[Dataset rows]
________________

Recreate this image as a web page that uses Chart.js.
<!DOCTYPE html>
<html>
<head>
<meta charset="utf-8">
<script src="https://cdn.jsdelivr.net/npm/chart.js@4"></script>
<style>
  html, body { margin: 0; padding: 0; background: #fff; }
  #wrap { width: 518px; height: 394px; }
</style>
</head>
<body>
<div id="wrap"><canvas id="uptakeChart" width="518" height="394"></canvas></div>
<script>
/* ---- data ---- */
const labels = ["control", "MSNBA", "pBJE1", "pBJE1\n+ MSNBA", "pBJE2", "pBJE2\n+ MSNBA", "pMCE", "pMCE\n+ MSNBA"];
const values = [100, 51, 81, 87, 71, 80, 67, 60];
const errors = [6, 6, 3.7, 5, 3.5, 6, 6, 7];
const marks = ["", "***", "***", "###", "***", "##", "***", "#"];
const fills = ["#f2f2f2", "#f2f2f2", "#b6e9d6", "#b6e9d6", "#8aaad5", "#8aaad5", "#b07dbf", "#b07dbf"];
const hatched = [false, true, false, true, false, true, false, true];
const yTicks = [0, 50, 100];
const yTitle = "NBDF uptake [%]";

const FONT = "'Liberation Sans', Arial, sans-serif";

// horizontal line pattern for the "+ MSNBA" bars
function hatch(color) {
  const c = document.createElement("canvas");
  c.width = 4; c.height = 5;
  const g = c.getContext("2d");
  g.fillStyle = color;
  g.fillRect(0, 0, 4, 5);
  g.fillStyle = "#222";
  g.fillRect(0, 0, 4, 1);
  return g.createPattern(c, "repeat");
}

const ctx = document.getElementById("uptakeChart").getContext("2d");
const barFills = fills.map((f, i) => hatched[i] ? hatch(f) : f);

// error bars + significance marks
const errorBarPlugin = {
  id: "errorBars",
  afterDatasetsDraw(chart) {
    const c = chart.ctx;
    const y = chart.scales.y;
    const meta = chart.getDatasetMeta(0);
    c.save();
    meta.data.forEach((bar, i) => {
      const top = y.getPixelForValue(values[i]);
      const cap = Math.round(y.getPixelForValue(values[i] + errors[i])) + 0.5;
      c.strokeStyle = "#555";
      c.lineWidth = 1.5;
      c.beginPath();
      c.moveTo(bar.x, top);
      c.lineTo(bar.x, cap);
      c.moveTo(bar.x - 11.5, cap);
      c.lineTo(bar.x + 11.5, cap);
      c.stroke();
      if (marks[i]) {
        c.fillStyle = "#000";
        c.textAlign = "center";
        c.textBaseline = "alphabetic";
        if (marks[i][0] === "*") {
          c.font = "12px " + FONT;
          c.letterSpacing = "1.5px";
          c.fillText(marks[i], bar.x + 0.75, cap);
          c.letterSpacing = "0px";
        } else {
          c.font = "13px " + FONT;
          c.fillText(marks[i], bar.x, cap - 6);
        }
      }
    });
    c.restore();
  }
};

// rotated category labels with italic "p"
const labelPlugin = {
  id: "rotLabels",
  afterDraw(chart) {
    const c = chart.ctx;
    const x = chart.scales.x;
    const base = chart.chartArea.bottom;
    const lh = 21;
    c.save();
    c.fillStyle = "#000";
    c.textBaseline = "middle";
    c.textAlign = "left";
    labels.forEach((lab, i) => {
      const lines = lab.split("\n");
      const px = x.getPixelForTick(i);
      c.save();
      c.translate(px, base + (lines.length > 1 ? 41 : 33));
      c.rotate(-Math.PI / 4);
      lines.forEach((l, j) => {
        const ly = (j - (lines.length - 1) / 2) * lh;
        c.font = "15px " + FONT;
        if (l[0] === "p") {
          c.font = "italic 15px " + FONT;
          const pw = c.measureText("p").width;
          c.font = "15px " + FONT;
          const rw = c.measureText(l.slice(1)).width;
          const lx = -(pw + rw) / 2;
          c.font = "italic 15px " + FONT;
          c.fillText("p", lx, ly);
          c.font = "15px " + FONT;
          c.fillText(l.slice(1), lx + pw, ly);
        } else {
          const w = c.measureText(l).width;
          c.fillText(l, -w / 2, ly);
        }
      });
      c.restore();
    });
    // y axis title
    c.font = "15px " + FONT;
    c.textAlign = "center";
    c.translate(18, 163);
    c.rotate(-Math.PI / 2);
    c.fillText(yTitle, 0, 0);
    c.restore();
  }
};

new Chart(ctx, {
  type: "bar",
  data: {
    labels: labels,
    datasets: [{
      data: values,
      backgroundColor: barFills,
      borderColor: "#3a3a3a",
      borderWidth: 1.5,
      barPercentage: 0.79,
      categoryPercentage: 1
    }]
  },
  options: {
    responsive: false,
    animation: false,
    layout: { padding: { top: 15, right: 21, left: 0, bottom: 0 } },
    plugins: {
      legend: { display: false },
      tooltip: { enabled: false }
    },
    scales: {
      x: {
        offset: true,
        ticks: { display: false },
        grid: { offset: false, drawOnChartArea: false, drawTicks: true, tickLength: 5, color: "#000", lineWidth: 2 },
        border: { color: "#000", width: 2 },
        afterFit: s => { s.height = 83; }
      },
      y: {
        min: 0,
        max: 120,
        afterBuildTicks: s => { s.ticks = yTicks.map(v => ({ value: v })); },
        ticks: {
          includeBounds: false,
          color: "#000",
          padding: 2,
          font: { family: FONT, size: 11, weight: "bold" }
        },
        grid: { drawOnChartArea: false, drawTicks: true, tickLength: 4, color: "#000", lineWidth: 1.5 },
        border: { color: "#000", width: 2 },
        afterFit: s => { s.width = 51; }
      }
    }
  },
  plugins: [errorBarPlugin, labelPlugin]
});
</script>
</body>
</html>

________________

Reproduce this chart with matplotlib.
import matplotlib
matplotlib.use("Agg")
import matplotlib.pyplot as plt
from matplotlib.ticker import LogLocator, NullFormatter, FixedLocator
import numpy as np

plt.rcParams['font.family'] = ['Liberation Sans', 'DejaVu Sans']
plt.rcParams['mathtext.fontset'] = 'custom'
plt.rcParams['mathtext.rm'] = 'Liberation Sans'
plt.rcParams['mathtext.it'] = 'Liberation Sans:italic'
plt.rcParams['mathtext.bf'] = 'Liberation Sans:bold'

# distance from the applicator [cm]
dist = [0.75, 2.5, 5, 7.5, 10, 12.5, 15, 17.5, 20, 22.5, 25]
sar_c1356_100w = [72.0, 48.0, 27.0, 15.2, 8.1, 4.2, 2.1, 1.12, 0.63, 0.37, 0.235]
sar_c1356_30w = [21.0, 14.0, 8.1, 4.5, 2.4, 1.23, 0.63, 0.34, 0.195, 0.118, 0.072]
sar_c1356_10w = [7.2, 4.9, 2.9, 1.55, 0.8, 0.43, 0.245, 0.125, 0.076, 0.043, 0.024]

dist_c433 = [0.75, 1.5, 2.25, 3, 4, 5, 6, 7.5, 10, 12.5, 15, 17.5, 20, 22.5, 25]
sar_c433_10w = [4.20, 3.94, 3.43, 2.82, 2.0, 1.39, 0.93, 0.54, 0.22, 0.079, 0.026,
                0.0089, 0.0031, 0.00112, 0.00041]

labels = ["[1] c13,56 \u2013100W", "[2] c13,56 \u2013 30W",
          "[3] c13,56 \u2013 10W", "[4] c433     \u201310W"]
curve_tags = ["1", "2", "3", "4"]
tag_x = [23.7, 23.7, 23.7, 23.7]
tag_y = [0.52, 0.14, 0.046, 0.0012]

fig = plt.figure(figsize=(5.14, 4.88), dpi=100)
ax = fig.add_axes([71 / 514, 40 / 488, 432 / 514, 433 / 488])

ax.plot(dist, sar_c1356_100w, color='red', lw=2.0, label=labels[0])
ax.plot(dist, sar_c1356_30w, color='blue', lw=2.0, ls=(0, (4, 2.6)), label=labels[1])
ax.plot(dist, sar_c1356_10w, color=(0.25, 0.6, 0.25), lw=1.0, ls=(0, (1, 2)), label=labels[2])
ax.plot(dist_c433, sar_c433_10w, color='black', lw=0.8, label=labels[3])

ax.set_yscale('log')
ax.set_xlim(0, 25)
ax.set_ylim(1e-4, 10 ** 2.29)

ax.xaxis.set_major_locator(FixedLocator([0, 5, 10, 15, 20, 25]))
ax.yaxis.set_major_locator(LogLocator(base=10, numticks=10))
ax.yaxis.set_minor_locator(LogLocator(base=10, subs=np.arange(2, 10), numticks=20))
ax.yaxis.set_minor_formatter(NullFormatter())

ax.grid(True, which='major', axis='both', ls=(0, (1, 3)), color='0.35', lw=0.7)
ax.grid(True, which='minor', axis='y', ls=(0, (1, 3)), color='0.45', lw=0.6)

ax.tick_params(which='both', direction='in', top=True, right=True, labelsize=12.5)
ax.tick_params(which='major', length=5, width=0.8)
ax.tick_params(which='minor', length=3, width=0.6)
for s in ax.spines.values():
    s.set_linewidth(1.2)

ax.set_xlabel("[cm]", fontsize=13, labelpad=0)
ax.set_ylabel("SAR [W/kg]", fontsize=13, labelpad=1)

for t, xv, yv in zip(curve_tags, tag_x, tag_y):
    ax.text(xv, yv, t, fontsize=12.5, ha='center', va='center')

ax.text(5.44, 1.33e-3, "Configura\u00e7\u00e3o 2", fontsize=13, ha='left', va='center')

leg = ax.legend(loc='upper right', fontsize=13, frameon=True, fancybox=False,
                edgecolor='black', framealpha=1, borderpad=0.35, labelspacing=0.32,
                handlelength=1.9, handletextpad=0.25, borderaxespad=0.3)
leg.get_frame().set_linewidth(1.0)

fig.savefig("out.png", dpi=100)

________________

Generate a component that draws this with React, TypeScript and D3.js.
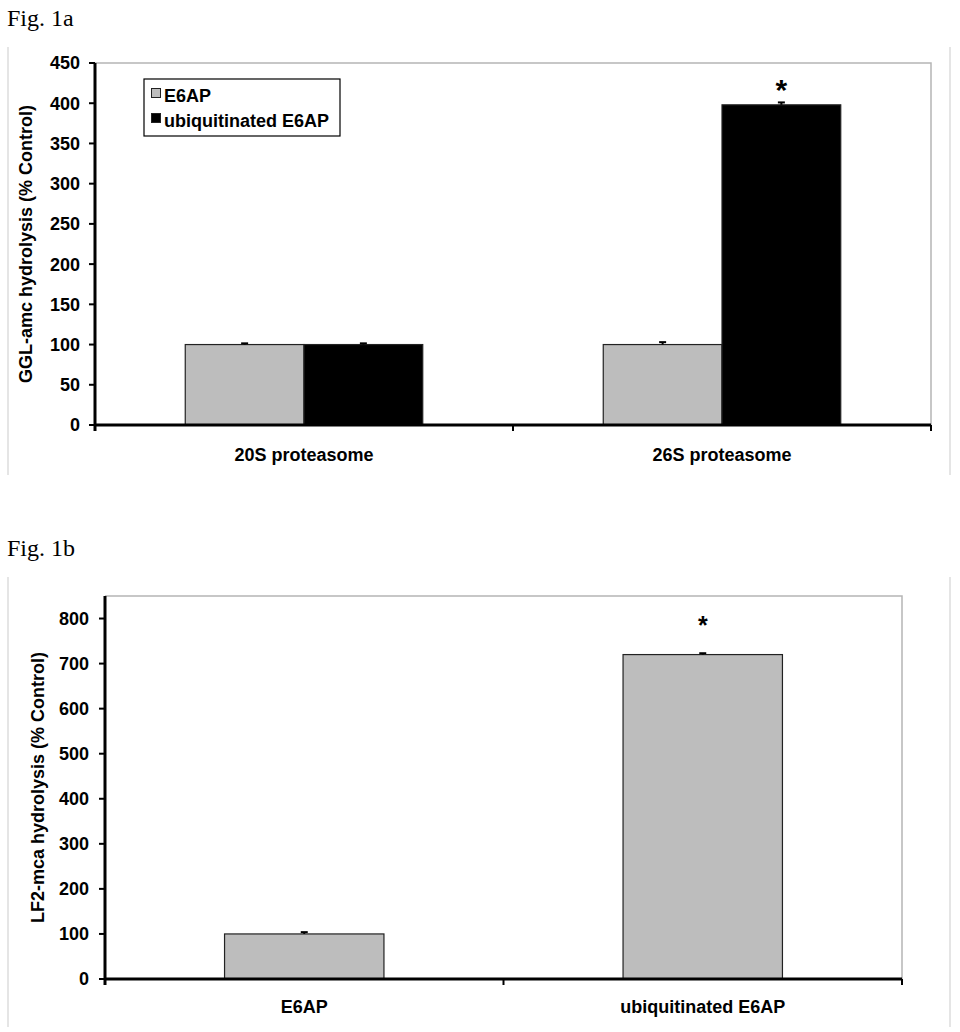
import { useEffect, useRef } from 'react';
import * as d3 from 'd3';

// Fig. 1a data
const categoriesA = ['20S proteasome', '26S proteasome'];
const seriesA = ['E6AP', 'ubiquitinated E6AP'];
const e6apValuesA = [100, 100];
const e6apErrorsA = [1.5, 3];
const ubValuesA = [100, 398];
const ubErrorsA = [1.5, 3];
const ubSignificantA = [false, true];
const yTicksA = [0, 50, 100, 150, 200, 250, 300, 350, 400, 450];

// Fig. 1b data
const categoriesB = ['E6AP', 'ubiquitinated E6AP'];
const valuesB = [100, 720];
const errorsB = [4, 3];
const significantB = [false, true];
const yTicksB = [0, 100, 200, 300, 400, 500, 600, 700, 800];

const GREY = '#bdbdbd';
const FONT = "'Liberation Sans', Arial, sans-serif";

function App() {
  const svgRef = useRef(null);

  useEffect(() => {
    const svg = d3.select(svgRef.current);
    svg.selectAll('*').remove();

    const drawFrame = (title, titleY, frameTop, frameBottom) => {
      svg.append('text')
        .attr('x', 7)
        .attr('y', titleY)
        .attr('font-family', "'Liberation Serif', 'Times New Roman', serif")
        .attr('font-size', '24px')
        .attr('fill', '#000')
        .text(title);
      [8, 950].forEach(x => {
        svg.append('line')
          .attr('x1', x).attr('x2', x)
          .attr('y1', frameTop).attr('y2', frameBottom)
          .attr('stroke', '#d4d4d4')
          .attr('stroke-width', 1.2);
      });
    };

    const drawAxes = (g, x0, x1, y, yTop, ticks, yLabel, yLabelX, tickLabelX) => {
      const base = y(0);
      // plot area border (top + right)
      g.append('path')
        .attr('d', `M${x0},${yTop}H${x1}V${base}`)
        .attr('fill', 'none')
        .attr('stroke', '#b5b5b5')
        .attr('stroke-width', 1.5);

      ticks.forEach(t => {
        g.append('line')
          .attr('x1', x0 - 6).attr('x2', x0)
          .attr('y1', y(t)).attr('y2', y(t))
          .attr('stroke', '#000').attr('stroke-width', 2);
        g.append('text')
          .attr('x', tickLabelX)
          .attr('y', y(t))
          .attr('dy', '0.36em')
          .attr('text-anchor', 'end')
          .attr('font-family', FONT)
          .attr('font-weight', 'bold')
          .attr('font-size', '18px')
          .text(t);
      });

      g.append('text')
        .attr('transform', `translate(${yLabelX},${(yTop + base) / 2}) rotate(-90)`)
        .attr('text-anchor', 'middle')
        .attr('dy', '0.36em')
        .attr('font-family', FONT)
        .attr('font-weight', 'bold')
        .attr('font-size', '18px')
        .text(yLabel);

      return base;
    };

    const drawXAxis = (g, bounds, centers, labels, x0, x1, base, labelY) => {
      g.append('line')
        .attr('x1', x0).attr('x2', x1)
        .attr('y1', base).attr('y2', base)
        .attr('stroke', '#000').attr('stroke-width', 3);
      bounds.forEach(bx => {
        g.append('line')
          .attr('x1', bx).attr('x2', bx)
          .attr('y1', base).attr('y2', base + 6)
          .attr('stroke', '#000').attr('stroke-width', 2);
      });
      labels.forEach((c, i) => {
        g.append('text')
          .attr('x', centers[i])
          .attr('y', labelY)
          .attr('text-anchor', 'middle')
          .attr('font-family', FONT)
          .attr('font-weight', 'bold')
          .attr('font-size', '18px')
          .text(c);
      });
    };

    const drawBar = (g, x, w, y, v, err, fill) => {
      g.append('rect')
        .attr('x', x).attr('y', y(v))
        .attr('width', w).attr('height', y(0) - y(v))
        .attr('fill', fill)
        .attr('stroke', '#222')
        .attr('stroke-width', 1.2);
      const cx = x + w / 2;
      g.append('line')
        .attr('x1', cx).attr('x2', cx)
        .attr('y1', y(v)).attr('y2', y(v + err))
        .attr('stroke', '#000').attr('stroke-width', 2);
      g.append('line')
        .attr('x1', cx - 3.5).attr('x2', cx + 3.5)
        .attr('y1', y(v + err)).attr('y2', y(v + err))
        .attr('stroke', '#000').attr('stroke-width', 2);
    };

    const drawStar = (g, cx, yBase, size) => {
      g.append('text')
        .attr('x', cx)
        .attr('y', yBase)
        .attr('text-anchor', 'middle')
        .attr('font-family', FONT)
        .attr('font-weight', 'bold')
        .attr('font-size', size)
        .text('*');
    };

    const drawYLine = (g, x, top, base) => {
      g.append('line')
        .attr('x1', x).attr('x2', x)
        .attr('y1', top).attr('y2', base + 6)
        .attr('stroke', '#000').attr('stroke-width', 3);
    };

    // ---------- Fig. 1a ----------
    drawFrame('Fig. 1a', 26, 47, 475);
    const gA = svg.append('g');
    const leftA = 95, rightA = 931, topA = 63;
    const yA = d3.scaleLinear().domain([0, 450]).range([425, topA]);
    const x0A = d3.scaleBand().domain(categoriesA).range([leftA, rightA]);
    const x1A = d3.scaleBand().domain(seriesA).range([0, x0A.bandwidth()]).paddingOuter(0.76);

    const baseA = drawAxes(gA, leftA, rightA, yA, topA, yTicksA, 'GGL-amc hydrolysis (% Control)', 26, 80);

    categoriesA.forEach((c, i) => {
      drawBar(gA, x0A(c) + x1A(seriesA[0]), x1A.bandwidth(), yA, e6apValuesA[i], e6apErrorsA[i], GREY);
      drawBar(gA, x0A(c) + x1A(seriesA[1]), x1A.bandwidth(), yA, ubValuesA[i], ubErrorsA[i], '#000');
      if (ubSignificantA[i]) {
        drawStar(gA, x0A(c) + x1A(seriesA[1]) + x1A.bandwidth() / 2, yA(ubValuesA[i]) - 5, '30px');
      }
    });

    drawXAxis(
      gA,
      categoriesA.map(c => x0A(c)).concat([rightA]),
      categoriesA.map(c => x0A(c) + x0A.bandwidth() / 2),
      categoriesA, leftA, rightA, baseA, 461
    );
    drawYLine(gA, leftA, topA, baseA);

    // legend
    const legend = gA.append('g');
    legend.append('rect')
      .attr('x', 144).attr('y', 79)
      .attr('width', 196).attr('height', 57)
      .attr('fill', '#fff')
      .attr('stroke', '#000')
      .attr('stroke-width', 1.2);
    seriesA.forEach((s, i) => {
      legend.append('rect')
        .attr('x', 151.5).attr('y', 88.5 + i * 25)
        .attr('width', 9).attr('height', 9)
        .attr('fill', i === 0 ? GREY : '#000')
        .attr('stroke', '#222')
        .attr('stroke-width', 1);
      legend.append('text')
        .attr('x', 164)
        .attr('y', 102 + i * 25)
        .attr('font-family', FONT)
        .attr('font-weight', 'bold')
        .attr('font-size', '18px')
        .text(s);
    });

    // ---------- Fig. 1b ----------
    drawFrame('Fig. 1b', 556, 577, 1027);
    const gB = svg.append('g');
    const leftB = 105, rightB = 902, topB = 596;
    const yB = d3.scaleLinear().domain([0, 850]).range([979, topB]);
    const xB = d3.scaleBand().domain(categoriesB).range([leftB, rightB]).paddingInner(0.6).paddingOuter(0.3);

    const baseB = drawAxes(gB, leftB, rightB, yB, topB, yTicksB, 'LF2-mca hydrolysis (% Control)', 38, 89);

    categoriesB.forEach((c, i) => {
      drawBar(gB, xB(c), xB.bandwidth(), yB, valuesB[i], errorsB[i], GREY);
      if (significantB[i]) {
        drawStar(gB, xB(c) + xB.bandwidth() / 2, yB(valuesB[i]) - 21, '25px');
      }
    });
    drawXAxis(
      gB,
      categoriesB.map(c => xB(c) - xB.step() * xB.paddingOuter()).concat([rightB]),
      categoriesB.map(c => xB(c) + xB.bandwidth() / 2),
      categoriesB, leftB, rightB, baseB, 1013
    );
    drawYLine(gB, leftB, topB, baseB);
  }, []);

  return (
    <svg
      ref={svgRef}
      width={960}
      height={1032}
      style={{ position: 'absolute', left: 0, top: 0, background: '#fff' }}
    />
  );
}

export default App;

________________

◆ Task statement
Show the lines of the records that include the string "with".

◆ Solution to this task
// rotated category labels with italic "p"
Reproduce this chart with matplotlib.
Generate a component that draws this with React, TypeScript and D3.js.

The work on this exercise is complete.